CONTENTION OF THE ASSESSEE

1. The contention of the assessee was that the AO framed the assessment arbitrarily on the basis of assessment order for the assessment year 2002-03 which was set aside by the ITAT in ITA No. 326/Del./2007 vide order dated 25.7.2008.

2. It was further, submitted that the AO totally ignored the assessment completed for assessment year 2003-04 to 2005-06 wherein the total income had been assessed at nil and carried forward of losses was disallowed.

3. Relying on the judgment of the Hon’ble Sangrur Vanaspati Mills Ltd. vs. CIT(2007) 211 CTR (P&H) 439 and “Hon’ble SC in Kachwala Gems vs. Jt. CIT 288 ITR 10 (SC) the assessee contended that the best judgment assessment must be on a reasonable basis, should be honest, fair estimate and not totally arbitrary.

4. AO had not brought any material evidences to show that some business activities have been carried out by the assessee and no finding has been recorded.

HELD BY ITAT, NEW DELHI

After hearing the rival contentions, ITAT held that the AO framed the assessment ex parte u/s 144 of the Act by estimating the income of the assessee at Rs. 25,00,000/- on the basis of the income assessed for the assessment year 2002-03 which was assessed at Rs. 18,43,480 but ignored the vital fact that the said assessment was set aside by the ITAT vide order dated 25.7.2008 i.e. much before the assessment order passed by the AO on 29.12.2008.

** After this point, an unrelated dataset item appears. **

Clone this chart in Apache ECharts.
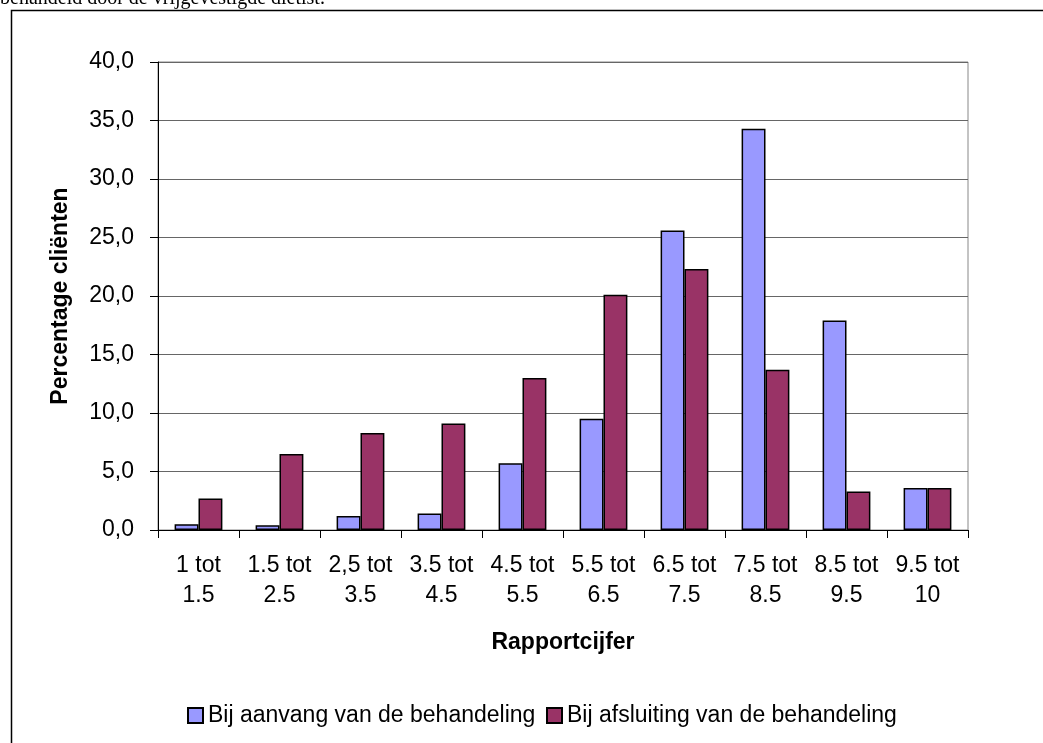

The AO himself admitted the income of the assessee at NIL for the preceding assessment years i.e. A.Y. 2003-04 to 2005-06 wherein the total income had been assessed at NIL.

Therefore, the estimate of the AO in assessing the income for the year under consideration was without any basis particularly when he himself assessed the income of the assessee at nil for the preceding assessment years 2003-04 to 2005-06.

ITAT upheld the contentions of the assessee by considering the totality of the facts which do not see any valid ground to interfere with the findings of the Ld. CIT (A).